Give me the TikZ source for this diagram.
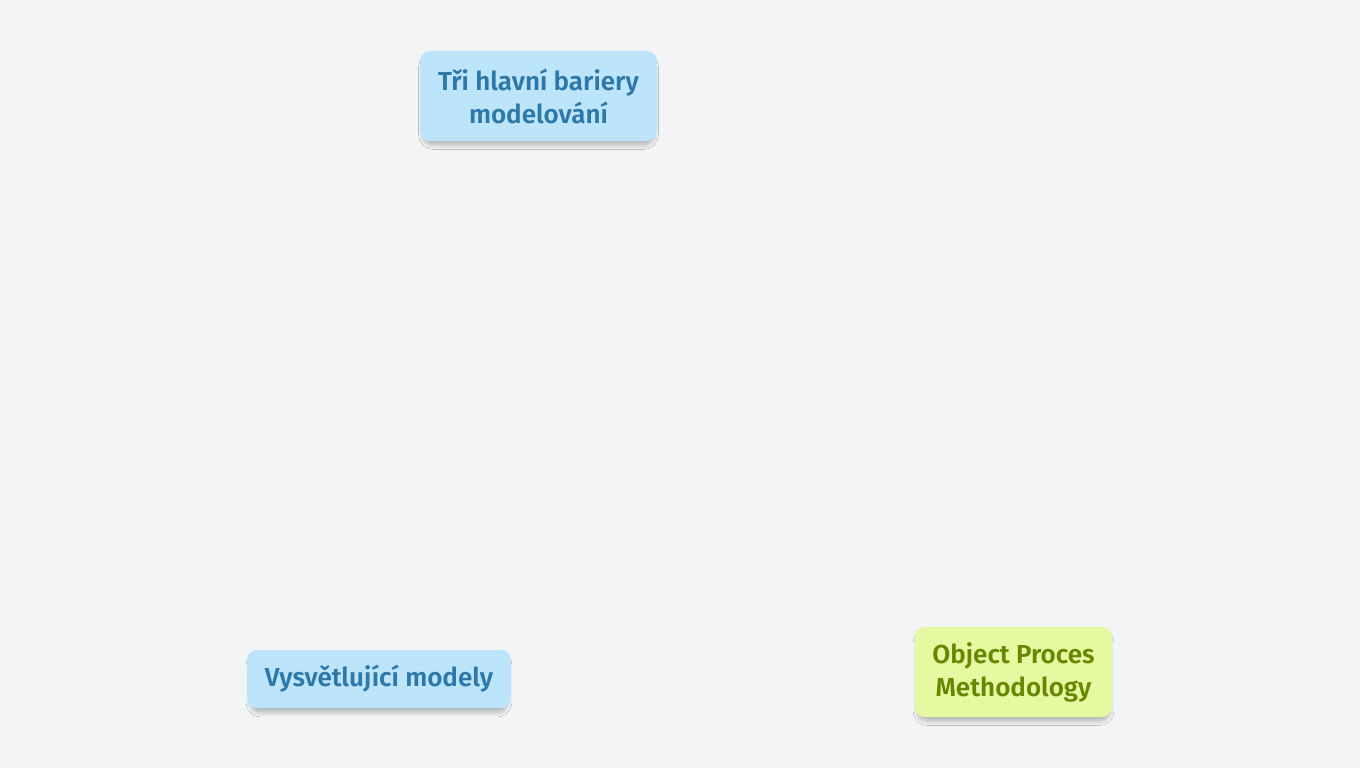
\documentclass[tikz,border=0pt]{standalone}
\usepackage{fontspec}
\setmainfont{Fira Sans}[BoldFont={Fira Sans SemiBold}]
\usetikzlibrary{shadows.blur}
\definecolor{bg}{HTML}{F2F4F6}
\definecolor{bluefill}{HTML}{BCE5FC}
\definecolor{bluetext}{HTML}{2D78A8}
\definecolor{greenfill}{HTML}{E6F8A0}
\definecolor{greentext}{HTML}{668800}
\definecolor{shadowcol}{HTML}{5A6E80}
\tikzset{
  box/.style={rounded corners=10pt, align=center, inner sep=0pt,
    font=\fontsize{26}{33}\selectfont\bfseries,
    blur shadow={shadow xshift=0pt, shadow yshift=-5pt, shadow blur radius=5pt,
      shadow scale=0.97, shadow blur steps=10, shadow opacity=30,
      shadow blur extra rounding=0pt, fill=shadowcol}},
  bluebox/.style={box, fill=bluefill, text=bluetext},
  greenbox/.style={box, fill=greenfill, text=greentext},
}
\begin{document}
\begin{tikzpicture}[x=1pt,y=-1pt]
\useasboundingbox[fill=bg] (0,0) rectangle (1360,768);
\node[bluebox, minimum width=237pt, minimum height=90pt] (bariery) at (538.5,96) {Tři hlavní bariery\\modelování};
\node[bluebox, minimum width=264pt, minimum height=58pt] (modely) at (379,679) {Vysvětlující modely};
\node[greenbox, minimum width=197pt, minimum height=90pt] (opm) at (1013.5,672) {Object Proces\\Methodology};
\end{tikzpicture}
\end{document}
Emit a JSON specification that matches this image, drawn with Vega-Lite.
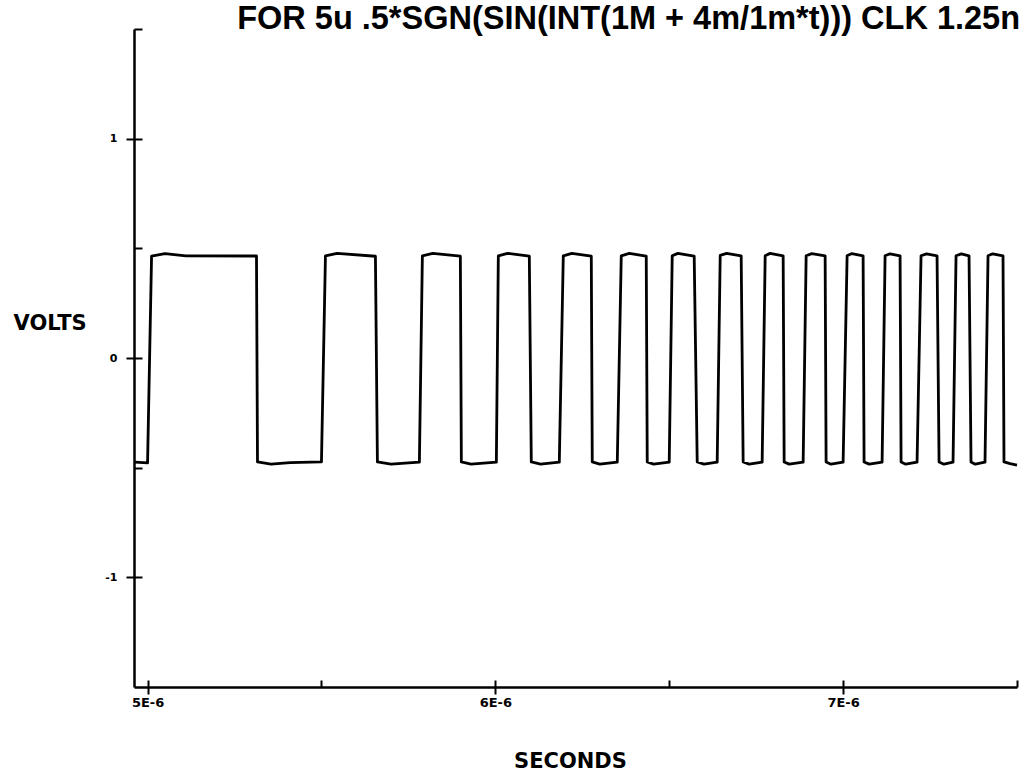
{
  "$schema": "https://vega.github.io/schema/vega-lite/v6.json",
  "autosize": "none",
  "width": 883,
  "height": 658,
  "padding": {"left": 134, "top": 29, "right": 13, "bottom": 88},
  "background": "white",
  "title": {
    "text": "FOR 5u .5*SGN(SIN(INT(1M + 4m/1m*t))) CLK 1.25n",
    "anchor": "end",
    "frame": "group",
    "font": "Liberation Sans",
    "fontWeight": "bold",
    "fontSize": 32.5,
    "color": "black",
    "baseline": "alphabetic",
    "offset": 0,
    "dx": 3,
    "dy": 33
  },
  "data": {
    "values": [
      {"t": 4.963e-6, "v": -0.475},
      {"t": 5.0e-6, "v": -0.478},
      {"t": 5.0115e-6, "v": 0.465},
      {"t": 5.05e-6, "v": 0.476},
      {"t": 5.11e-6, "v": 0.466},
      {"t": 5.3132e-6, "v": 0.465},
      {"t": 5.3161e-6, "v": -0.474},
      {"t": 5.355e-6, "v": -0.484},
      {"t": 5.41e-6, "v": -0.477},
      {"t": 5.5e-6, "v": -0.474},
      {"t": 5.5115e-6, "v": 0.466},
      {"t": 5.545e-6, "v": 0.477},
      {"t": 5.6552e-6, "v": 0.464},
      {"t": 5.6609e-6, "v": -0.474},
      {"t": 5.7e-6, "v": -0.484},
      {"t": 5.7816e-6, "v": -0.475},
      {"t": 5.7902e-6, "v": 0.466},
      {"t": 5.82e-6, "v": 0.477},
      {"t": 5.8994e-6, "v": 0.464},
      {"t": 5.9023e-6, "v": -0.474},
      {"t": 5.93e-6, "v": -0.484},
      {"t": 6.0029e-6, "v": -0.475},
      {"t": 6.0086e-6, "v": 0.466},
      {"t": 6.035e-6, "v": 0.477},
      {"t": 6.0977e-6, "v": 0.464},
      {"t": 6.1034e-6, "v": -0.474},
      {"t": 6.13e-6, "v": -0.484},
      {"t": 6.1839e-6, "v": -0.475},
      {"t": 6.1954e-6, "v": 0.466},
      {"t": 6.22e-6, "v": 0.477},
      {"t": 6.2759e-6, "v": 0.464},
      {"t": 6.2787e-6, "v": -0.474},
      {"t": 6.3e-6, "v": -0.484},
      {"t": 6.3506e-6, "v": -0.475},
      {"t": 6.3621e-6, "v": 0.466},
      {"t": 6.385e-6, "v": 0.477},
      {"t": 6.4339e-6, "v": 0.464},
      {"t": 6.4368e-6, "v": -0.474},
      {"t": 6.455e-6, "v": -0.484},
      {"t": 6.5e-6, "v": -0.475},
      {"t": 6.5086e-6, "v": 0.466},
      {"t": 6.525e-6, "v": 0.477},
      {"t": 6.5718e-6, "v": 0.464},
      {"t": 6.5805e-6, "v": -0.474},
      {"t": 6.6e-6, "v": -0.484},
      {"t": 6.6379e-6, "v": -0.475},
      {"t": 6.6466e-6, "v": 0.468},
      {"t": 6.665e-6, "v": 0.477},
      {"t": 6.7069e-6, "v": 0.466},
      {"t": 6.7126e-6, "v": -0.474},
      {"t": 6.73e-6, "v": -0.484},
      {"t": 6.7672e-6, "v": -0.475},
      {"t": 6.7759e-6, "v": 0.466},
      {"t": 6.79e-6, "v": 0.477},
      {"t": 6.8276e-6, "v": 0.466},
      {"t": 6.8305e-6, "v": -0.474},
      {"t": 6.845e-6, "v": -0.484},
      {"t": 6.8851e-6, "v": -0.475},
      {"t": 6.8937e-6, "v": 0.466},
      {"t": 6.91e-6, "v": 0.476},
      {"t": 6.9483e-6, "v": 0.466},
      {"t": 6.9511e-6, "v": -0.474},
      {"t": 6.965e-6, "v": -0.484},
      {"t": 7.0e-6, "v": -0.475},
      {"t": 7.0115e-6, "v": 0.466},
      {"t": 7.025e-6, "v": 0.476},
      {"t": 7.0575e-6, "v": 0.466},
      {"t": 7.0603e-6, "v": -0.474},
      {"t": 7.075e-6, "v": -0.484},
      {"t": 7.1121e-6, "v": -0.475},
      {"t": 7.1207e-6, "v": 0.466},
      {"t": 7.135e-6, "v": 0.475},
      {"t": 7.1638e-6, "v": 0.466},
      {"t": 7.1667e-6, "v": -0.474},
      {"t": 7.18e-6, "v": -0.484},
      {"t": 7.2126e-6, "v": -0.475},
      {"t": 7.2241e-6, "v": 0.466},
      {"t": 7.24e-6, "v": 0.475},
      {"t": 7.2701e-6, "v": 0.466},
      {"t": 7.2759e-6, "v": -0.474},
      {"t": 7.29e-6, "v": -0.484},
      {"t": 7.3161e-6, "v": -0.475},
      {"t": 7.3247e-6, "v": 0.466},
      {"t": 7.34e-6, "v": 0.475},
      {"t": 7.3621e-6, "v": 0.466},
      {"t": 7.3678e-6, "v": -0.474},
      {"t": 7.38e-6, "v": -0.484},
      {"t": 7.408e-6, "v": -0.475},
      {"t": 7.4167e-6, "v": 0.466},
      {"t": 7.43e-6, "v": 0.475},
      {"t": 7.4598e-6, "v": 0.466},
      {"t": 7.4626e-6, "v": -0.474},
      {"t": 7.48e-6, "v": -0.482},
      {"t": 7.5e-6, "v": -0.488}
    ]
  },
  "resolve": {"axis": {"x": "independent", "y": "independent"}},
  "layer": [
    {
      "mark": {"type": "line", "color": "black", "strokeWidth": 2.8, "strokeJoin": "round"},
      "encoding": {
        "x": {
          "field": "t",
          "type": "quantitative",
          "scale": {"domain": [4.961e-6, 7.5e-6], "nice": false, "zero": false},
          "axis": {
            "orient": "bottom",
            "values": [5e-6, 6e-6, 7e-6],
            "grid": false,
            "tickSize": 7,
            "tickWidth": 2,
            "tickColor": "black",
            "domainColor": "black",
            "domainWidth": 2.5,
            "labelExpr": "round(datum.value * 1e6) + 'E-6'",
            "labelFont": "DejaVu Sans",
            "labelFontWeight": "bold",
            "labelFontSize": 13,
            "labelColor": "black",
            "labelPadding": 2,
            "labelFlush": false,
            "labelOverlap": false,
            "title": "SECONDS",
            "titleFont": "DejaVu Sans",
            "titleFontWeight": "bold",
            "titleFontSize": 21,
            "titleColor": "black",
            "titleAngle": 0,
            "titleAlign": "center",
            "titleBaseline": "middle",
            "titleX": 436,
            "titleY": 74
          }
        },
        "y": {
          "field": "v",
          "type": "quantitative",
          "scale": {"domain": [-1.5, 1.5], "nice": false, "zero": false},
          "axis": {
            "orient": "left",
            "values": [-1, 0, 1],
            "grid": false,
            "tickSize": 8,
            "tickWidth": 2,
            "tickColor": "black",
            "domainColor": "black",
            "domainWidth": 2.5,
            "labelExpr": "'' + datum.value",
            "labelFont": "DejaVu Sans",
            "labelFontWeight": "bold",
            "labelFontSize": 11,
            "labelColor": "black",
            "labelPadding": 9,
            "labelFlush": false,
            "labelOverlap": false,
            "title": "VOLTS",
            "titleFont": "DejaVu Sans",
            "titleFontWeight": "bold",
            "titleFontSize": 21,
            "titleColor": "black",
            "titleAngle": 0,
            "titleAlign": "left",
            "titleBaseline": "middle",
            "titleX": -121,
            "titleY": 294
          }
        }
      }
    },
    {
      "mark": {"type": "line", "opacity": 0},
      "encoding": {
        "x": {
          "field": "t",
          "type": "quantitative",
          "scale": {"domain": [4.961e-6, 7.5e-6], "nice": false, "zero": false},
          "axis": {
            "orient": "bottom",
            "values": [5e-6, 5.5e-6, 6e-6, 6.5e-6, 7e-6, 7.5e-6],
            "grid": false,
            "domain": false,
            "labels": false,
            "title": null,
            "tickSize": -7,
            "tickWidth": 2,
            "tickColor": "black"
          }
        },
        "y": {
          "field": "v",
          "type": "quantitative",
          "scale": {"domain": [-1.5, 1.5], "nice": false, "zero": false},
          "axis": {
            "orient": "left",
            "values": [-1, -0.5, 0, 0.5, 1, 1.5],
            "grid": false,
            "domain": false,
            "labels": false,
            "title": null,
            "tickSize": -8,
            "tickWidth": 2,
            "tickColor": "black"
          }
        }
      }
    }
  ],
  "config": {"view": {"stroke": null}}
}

.....

Choose all lines containing the string "this" and copy them out.

- Solved exercise:
Give me the TikZ source for this diagram.
Emit a JSON specification that matches this image, drawn with Vega-Lite.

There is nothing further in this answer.